August
13th 2007
Study shows nearly 600 square miles of tropical coral reefs are lost every year

Posted under Science

Coral reefs in the Indian and Pacific Oceans are dying off much quicker than previously thought, a new study shows. For the last two decades, Indo-Pacific reefs have shrunk by 1 percent each year—a loss equivalent to nearly 600 square miles (1,553 square kilometers). That makes the rate of reef loss about twice the rate of tropical rain forest loss.

The study is the first to conduct a regional, long-term assessment of coral reef health in the Indo-Pacific region, which is home to 75 percent of the world’s coral reefs and the greatest diversity of coral and fish.

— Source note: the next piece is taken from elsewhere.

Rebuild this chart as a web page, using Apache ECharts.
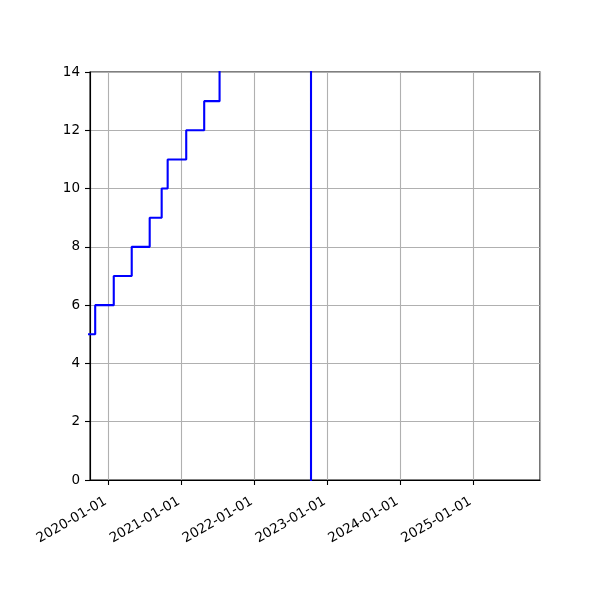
<!DOCTYPE html>
<html>
<head>
<meta charset="utf-8">
<script src="https://cdn.jsdelivr.net/npm/echarts@6/dist/echarts.min.js"></script>
<style>html,body{margin:0;padding:0;background:#fff;}#c{width:600px;height:600px;}</style>
</head>
<body>
<div id="c"></div>
<script>
// Step dates and values (values above 14 / below 0 fall outside the visible range)
const stepDates = ['2019-09-01','2019-10-27','2020-01-28','2020-04-27','2020-07-26','2020-09-24','2020-10-24','2021-01-25','2021-04-25','2021-07-11','2022-10-12','2025-12-31'];
const stepValues = [5, 6, 7, 8, 9, 10, 11, 12, 13, 15, -1, -1];
const xMin = '2019-10-01';
const xMax = '2025-12-02';
const yTicks = [0, 2, 4, 6, 8, 10, 12, 14];

const chart = echarts.init(document.getElementById('c'), null, {renderer: 'canvas'});
const DAY = 24 * 3600 * 1000;
const seriesData = stepDates.map((d, i) => [d, stepValues[i]]);
const font = 'DejaVu Sans';
chart.setOption({
  animation: false,
  backgroundColor: '#fff',
  grid: {left: 90, right: 60, top: 72, bottom: 120, show: true, borderColor: '#000', borderWidth: 1.1, backgroundColor: 'transparent'},
  xAxis: {
    type: 'time',
    min: xMin,
    max: xMax,
    minInterval: 365 * DAY,
    maxInterval: 366 * DAY,
    axisLine: {show: true, lineStyle: {color: '#000', width: 1.1}},
    axisTick: {show: true, length: 5, lineStyle: {color: '#000', width: 1.1}},
    minorTick: {show: false},
    axisLabel: {
      rotate: 30,
      fontFamily: font,
      fontSize: 13.5,
      color: '#000',
      margin: 19,
      padding: [0, 3, 0, 0],
      hideOverlap: false,
      formatter: (v) => {
        const d = new Date(v);
        const m = String(d.getMonth() + 1).padStart(2, '0');
        const dd = String(d.getDate()).padStart(2, '0');
        return d.getFullYear() + '-' + m + '-' + dd;
      }
    },
    splitLine: {show: true, lineStyle: {color: '#b0b0b0', width: 1.1}}
  },
  yAxis: {
    type: 'value',
    min: yTicks[0],
    max: yTicks[yTicks.length - 1],
    interval: 2,
    axisLine: {show: true, lineStyle: {color: '#000', width: 1.1}},
    axisTick: {show: true, length: 5, lineStyle: {color: '#000', width: 1.1}},
    axisLabel: {fontFamily: font, fontSize: 13.5, color: '#000', margin: 10},
    splitLine: {show: true, lineStyle: {color: '#b0b0b0', width: 1.1}}
  },
  series: [{
    type: 'line',
    step: 'end',
    data: seriesData,
    showSymbol: false,
    symbol: 'none',
    clip: true,
    lineStyle: {color: '#0000ff', width: 2.1},
    itemStyle: {color: '#0000ff'}
  }]
});
</script>
</body>
</html>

Researchers compiled more than 6,000 underwater surveys, which were conducted between 1968 and 2004, in ten subregions of the Indo-Pacific. These included Indonesia, the Philippines, and Australia’s Great Barrier Reef.

Each survey measured the percentage of seafloor covered of hard corals—a key indicator of reef health.

Marine ecologists from the University of North Carolina found that hard-coral cover on Indo-Pacific reefs currently averages 22 percent of the seafloor —a much lower figure than expected. The percentage is also surprisingly consistent across the region.

The widespread declines may be due to regional or global stressors such as increased sea temperatures, which trigger coral bleaching, said the researchers.